Problem statement: Return all of the data exactly as written, without the pictures.

Given data:
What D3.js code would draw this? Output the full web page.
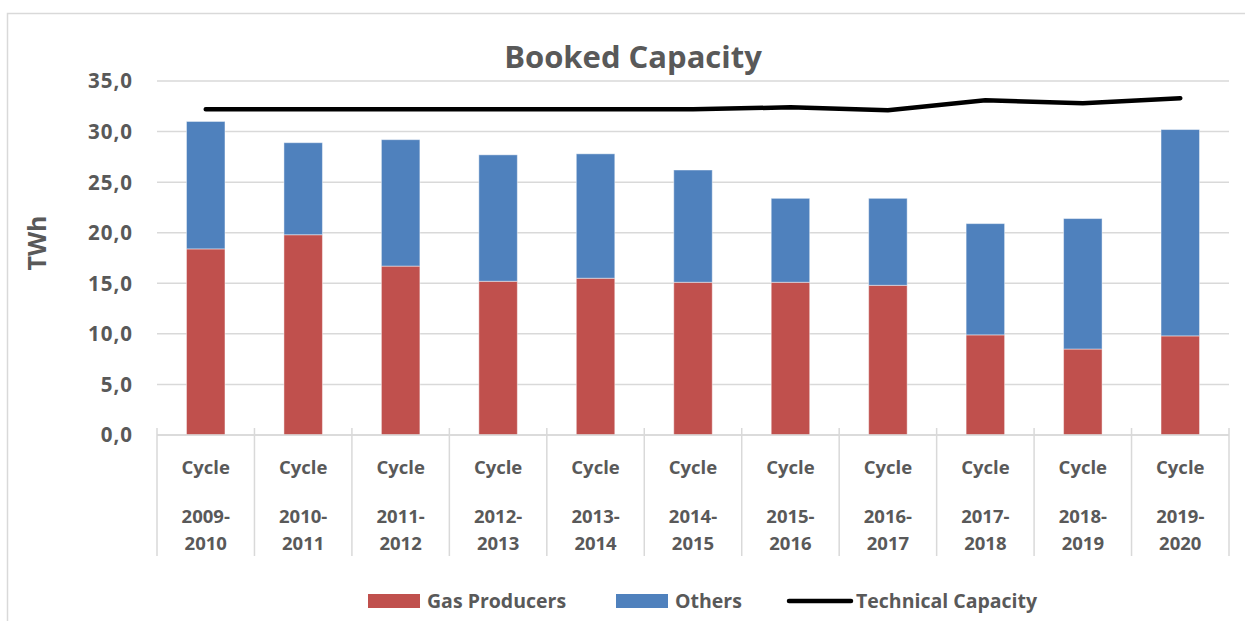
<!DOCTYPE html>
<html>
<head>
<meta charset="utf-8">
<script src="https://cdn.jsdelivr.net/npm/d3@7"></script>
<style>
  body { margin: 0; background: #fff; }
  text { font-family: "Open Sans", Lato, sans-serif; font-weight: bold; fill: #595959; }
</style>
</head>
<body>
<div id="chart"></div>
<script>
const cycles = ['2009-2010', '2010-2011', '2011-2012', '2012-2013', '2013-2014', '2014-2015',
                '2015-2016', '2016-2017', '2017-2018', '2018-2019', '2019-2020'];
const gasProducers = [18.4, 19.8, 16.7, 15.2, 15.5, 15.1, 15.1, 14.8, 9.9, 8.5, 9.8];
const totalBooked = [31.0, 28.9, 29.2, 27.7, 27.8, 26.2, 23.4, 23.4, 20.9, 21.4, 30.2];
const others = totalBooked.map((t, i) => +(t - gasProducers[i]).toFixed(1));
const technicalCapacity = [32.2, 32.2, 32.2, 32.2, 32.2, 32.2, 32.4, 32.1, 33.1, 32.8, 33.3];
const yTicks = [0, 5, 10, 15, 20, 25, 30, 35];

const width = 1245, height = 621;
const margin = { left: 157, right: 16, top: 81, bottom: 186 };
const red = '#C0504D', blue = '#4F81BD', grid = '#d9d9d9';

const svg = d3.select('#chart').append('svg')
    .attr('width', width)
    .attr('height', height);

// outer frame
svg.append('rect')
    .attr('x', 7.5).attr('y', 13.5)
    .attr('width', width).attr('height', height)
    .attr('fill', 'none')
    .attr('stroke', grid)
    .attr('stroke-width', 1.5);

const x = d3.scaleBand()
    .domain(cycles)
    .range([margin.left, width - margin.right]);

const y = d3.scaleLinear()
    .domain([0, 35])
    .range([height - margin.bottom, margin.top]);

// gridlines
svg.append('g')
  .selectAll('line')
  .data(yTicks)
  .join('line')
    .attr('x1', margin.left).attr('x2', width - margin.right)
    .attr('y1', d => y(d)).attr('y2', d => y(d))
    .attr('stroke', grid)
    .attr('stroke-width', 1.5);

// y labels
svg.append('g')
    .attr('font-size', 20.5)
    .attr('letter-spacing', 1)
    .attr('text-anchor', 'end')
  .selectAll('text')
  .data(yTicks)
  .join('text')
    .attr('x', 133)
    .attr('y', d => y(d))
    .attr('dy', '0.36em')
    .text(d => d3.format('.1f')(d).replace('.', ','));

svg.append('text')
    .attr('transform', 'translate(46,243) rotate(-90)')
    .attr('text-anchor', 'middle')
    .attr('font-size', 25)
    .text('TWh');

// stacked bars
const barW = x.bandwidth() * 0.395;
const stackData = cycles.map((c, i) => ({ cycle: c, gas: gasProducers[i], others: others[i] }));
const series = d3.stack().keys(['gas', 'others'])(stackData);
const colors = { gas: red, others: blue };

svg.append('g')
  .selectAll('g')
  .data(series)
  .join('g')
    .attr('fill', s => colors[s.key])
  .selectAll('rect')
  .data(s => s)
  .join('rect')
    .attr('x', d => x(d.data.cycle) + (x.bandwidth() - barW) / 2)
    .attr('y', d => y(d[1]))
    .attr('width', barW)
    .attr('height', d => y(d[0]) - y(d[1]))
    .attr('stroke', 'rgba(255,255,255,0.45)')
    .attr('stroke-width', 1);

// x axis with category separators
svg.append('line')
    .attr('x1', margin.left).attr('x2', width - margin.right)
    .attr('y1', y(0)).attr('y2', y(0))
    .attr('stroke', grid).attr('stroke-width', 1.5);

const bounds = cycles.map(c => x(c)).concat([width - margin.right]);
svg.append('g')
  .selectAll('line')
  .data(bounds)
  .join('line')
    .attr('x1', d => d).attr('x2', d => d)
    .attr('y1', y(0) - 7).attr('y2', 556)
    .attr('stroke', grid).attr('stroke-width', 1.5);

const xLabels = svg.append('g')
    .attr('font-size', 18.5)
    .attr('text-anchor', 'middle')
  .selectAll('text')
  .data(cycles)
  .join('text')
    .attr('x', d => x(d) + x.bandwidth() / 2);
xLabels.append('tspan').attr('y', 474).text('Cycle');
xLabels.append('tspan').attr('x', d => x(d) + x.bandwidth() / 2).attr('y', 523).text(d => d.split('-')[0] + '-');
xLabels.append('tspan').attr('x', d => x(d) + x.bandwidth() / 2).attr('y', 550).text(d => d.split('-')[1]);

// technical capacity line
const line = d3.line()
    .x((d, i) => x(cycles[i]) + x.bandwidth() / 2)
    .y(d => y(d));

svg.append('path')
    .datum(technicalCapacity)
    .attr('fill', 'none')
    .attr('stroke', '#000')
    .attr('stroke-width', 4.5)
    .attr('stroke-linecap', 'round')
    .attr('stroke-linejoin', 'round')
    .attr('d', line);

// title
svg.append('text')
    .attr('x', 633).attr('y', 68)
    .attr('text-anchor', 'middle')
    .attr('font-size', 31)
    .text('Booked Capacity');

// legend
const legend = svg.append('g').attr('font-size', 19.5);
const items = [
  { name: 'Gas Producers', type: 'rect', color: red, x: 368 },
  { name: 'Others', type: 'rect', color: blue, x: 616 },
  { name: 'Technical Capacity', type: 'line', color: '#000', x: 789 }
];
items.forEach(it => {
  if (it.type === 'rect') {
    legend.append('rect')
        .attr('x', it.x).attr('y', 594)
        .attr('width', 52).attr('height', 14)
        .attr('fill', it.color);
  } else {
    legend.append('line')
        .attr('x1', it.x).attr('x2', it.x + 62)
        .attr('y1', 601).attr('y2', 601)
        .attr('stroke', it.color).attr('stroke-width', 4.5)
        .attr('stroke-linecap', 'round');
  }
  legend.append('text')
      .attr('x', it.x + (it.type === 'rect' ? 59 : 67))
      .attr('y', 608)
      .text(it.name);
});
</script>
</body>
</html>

Solved exercise:
What D3.js code would draw this? Output the full web page.
<!DOCTYPE html>
<html>
<head>
<meta charset="utf-8">
<script src="https://cdn.jsdelivr.net/npm/d3@7"></script>
<style>
  body { margin: 0; background: #fff; }
  text { font-family: "Open Sans", Lato, sans-serif; font-weight: bold; fill: #595959; }
</style>
</head>
<body>
<div id="chart"></div>
<script>
const cycles = ['2009-2010', '2010-2011', '2011-2012', '2012-2013', '2013-2014', '2014-2015',
                '2015-2016', '2016-2017', '2017-2018', '2018-2019', '2019-2020'];
const gasProducers = [18.4, 19.8, 16.7, 15.2, 15.5, 15.1, 15.1, 14.8, 9.9, 8.5, 9.8];
const totalBooked = [31.0, 28.9, 29.2, 27.7, 27.8, 26.2, 23.4, 23.4, 20.9, 21.4, 30.2];
const others = totalBooked.map((t, i) => +(t - gasProducers[i]).toFixed(1));
const technicalCapacity = [32.2, 32.2, 32.2, 32.2, 32.2, 32.2, 32.4, 32.1, 33.1, 32.8, 33.3];
const yTicks = [0, 5, 10, 15, 20, 25, 30, 35];

const width = 1245, height = 621;
const margin = { left: 157, right: 16, top: 81, bottom: 186 };
const red = '#C0504D', blue = '#4F81BD', grid = '#d9d9d9';

const svg = d3.select('#chart').append('svg')
    .attr('width', width)
    .attr('height', height);

// outer frame
svg.append('rect')
    .attr('x', 7.5).attr('y', 13.5)
    .attr('width', width).attr('height', height)
    .attr('fill', 'none')
    .attr('stroke', grid)
    .attr('stroke-width', 1.5);

const x = d3.scaleBand()
    .domain(cycles)
    .range([margin.left, width - margin.right]);

const y = d3.scaleLinear()
    .domain([0, 35])
    .range([height - margin.bottom, margin.top]);

// gridlines
svg.append('g')
  .selectAll('line')
  .data(yTicks)
  .join('line')
    .attr('x1', margin.left).attr('x2', width - margin.right)
    .attr('y1', d => y(d)).attr('y2', d => y(d))
    .attr('stroke', grid)
    .attr('stroke-width', 1.5);

// y labels
svg.append('g')
    .attr('font-size', 20.5)
    .attr('letter-spacing', 1)
    .attr('text-anchor', 'end')
  .selectAll('text')
  .data(yTicks)
  .join('text')
    .attr('x', 133)
    .attr('y', d => y(d))
    .attr('dy', '0.36em')
    .text(d => d3.format('.1f')(d).replace('.', ','));

svg.append('text')
    .attr('transform', 'translate(46,243) rotate(-90)')
    .attr('text-anchor', 'middle')
    .attr('font-size', 25)
    .text('TWh');

// stacked bars
const barW = x.bandwidth() * 0.395;
const stackData = cycles.map((c, i) => ({ cycle: c, gas: gasProducers[i], others: others[i] }));
const series = d3.stack().keys(['gas', 'others'])(stackData);
const colors = { gas: red, others: blue };

svg.append('g')
  .selectAll('g')
  .data(series)
  .join('g')
    .attr('fill', s => colors[s.key])
  .selectAll('rect')
  .data(s => s)
  .join('rect')
    .attr('x', d => x(d.data.cycle) + (x.bandwidth() - barW) / 2)
    .attr('y', d => y(d[1]))
    .attr('width', barW)
    .attr('height', d => y(d[0]) - y(d[1]))
    .attr('stroke', 'rgba(255,255,255,0.45)')
    .attr('stroke-width', 1);

// x axis with category separators
svg.append('line')
    .attr('x1', margin.left).attr('x2', width - margin.right)
    .attr('y1', y(0)).attr('y2', y(0))
    .attr('stroke', grid).attr('stroke-width', 1.5);

const bounds = cycles.map(c => x(c)).concat([width - margin.right]);
svg.append('g')
  .selectAll('line')
  .data(bounds)
  .join('line')
    .attr('x1', d => d).attr('x2', d => d)
    .attr('y1', y(0) - 7).attr('y2', 556)
    .attr('stroke', grid).attr('stroke-width', 1.5);

const xLabels = svg.append('g')
    .attr('font-size', 18.5)
    .attr('text-anchor', 'middle')
  .selectAll('text')
  .data(cycles)
  .join('text')
    .attr('x', d => x(d) + x.bandwidth() / 2);
xLabels.append('tspan').attr('y', 474).text('Cycle');
xLabels.append('tspan').attr('x', d => x(d) + x.bandwidth() / 2).attr('y', 523).text(d => d.split('-')[0] + '-');
xLabels.append('tspan').attr('x', d => x(d) + x.bandwidth() / 2).attr('y', 550).text(d => d.split('-')[1]);

// technical capacity line
const line = d3.line()
    .x((d, i) => x(cycles[i]) + x.bandwidth() / 2)
    .y(d => y(d));

svg.append('path')
    .datum(technicalCapacity)
    .attr('fill', 'none')
    .attr('stroke', '#000')
    .attr('stroke-width', 4.5)
    .attr('stroke-linecap', 'round')
    .attr('stroke-linejoin', 'round')
    .attr('d', line);

// title
svg.append('text')
    .attr('x', 633).attr('y', 68)
    .attr('text-anchor', 'middle')
    .attr('font-size', 31)
    .text('Booked Capacity');

// legend
const legend = svg.append('g').attr('font-size', 19.5);
const items = [
  { name: 'Gas Producers', type: 'rect', color: red, x: 368 },
  { name: 'Others', type: 'rect', color: blue, x: 616 },
  { name: 'Technical Capacity', type: 'line', color: '#000', x: 789 }
];
items.forEach(it => {
  if (it.type === 'rect') {
    legend.append('rect')
        .attr('x', it.x).attr('y', 594)
        .attr('width', 52).attr('height', 14)
        .attr('fill', it.color);
  } else {
    legend.append('line')
        .attr('x1', it.x).attr('x2', it.x + 62)
        .attr('y1', 601).attr('y2', 601)
        .attr('stroke', it.color).attr('stroke-width', 4.5)
        .attr('stroke-linecap', 'round');
  }
  legend.append('text')
      .attr('x', it.x + (it.type === 'rect' ? 59 : 67))
      .attr('y', 608)
      .text(it.name);
});
</script>
</body>
</html>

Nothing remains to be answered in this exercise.